Job => Copy exactly, and only, the lines below from the first through the one containing "import numpy as np", both included; pictures are omitted.

Data provided =>
● ● ● ●
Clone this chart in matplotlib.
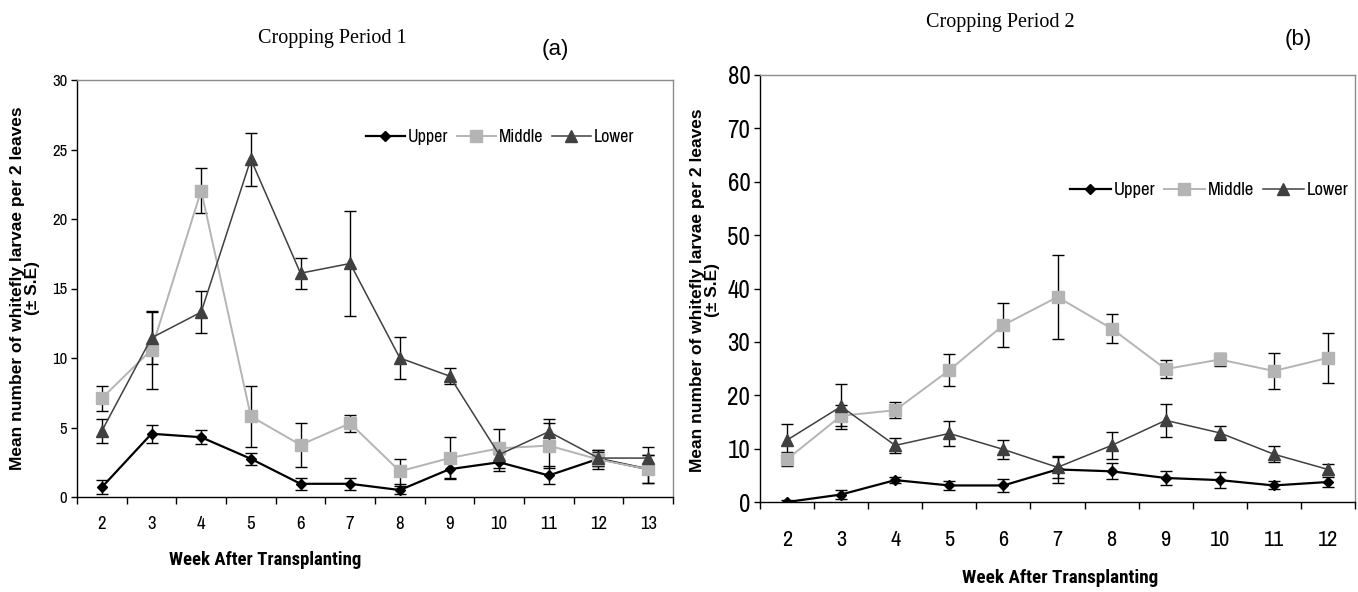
import matplotlib
matplotlib.use("Agg")
import matplotlib.pyplot as plt
from matplotlib import font_manager as fm
import numpy as np

# ---------------- data ----------------
weeks1 = [2, 3, 4, 5, 6, 7, 8, 9, 10, 11, 12, 13]
upper1 = [0.7, 4.55, 4.3, 2.75, 0.95, 0.95, 0.5, 2.0, 2.5, 1.55, 2.75, 2.0]
upper1_se = [0.5, 0.65, 0.5, 0.45, 0.45, 0.42, 0.3, 0.6, 0.6, 0.65, 0.5, 1.0]
middle1 = [7.1, 10.6, 22.05, 5.8, 3.75, 5.3, 1.85, 2.8, 3.5, 3.7, 2.7, 2.0]
middle1_se = [0.9, 2.8, 1.65, 2.2, 1.6, 0.6, 0.9, 1.5, 1.4, 1.6, 0.7, 1.0]
lower1 = [4.75, 11.45, 13.3, 24.3, 16.1, 16.8, 10.0, 8.7, 3.05, 4.7, 2.8, 2.8]
lower1_se = [0.85, 1.85, 1.5, 1.9, 1.1, 3.8, 1.5, 0.6, 0.5, 0.9, 0.6, 0.8]

weeks2 = [2, 3, 4, 5, 6, 7, 8, 9, 10, 11, 12]
upper2 = [0.0, 1.4, 4.1, 3.1, 3.1, 6.1, 5.75, 4.5, 4.1, 3.1, 3.75]
upper2_se = [0.4, 0.9, 0.6, 0.9, 1.25, 2.6, 1.5, 1.3, 1.5, 0.75, 0.9]
middle2 = [8.0, 16.15, 17.2, 24.7, 33.15, 38.4, 32.5, 24.9, 26.7, 24.55, 27.0]
middle2_se = [1.3, 2.0, 1.5, 2.95, 4.2, 7.9, 2.7, 1.65, 1.3, 3.3, 4.75]
lower2 = [11.6, 17.9, 10.6, 12.85, 9.85, 6.5, 10.6, 15.3, 12.95, 8.95, 6.1]
lower2_se = [3.1, 4.3, 1.4, 2.4, 1.8, 2.0, 2.5, 3.1, 1.35, 1.5, 1.1]

series_names = ["Upper", "Middle", "Lower"]

# ---------------- fonts ----------------
avail = {f.name for f in fm.fontManager.ttflist}
narrow = "Archivo Narrow" if "Archivo Narrow" in avail else (
    "Roboto Condensed" if "Roboto Condensed" in avail else "Liberation Sans")
narrow_bold = "Roboto Condensed" if "Roboto Condensed" in avail else narrow
sans = "Liberation Sans"
serif = "Liberation Serif"

W, H = 1358, 592
fig = plt.figure(figsize=(W / 100, H / 100), dpi=100)

colors = ["#000000", "#b4b4b4", "#404040"]
markers = ["D", "s", "^"]
msizes = [5.5, 8, 8]
lws = [1.6, 1.4, 1.1]


def panel(rect, weeks, data, ymax, ystep, ytick_fs, xtick_fs, xpad, leg_anchor, leg_fs):
    ax = fig.add_axes(rect)
    n = len(weeks)
    x = np.arange(1, n + 1)
    handles = []
    for (vals, se), c, m, ms, lw, name in zip(data, colors, markers, msizes, lws, series_names):
        ax.errorbar(x, vals, yerr=se, fmt="none", ecolor="black", elinewidth=1.0,
                    capsize=4, capthick=1.0, zorder=2)
        h, = ax.plot(x, vals, color=c, marker=m, markersize=ms, lw=lw,
                     markeredgecolor=c, label=name, zorder=3)
        handles.append(h)
    ax.set_xlim(0.5, n + 0.5)
    ax.set_ylim(0, ymax)
    ax.set_xticks(np.arange(0.5, n + 1.0, 1.0))
    ax.set_xticklabels([])
    ax.set_xticks(x, minor=True)
    ax.set_xticklabels([str(w) for w in weeks], minor=True, fontfamily=narrow,
                       fontsize=xtick_fs)
    ax.tick_params(axis="x", which="major", direction="out", length=5, width=1, color="black")
    ax.tick_params(axis="x", which="minor", length=0, pad=xpad)
    ax.set_yticks(np.arange(0, ymax + 0.1, ystep))
    ax.tick_params(axis="y", direction="out", length=4, width=1, pad=3)
    for lab in ax.get_yticklabels():
        lab.set_fontfamily(narrow)
        lab.set_fontsize(ytick_fs)
    for s in ["left", "bottom"]:
        ax.spines[s].set_color("black")
        ax.spines[s].set_linewidth(1.0)
    for s in ["top", "right"]:
        ax.spines[s].set_color("#8c8c8c")
        ax.spines[s].set_linewidth(1.0)
    fig.legend(handles=handles, loc="center", bbox_to_anchor=leg_anchor, ncol=3,
               frameon=False, handlelength=2.2, handletextpad=0.15,
               columnspacing=0.45, prop={"family": narrow, "size": leg_fs},
               borderaxespad=0)
    return ax


ax1 = panel([77 / W, (H - 497) / H, 596 / W, 417 / H], weeks1,
            [(upper1, upper1_se), (middle1, middle1_se), (lower1, lower1_se)],
            30, 5, 12, 13.5, 14, (500 / W, 1 - 137 / H), 13)
ax2 = panel([760 / W, (H - 502) / H, 595 / W, 427 / H], weeks2,
            [(upper2, upper2_se), (middle2, middle2_se), (lower2, lower2_se)],
            80, 10, 18, 16, 20, (1209 / W, 1 - 190 / H), 13.5)

fig.text(265 / W, 1 - 560 / H, "Week After Transplanting", ha="center", va="center",
         fontfamily=narrow_bold, fontweight="bold", fontsize=13.5)
fig.text(1060 / W, 1 - 578 / H, "Week After Transplanting", ha="center", va="center",
         fontfamily=narrow_bold, fontweight="bold", fontsize=13.8)

ylab = "Mean number of whitefly larvae per 2 leaves\n(\u00b1 S.E)"
fig.text(25 / W, 1 - 288 / H, ylab, rotation=90, ha="center", va="center",
         fontfamily=sans, fontweight="bold", fontsize=12.5, linespacing=0.95,
         multialignment="center")
fig.text(705 / W, 1 - 290 / H, ylab, rotation=90, ha="center", va="center",
         fontfamily=sans, fontweight="bold", fontsize=12.5, linespacing=0.95,
         multialignment="center")

fig.text(332 / W, 1 - 38 / H, "Cropping Period 1", ha="center", va="center",
         fontfamily=serif, fontsize=14.5)
fig.text(1000 / W, 1 - 22 / H, "Cropping Period 2", ha="center", va="center",
         fontfamily=serif, fontsize=14.5)
fig.text(555 / W, 1 - 50 / H, "(a)", ha="center", va="center", fontfamily=sans, fontsize=16)
fig.text(1298 / W, 1 - 40 / H, "(b)", ha="center", va="center", fontfamily=sans, fontsize=16)

fig.savefig("out.png", dpi=100)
● ● ● ●
Result of this exercise =>
Clone this chart in matplotlib.
import matplotlib
matplotlib.use("Agg")
import matplotlib.pyplot as plt
from matplotlib import font_manager as fm
import numpy as np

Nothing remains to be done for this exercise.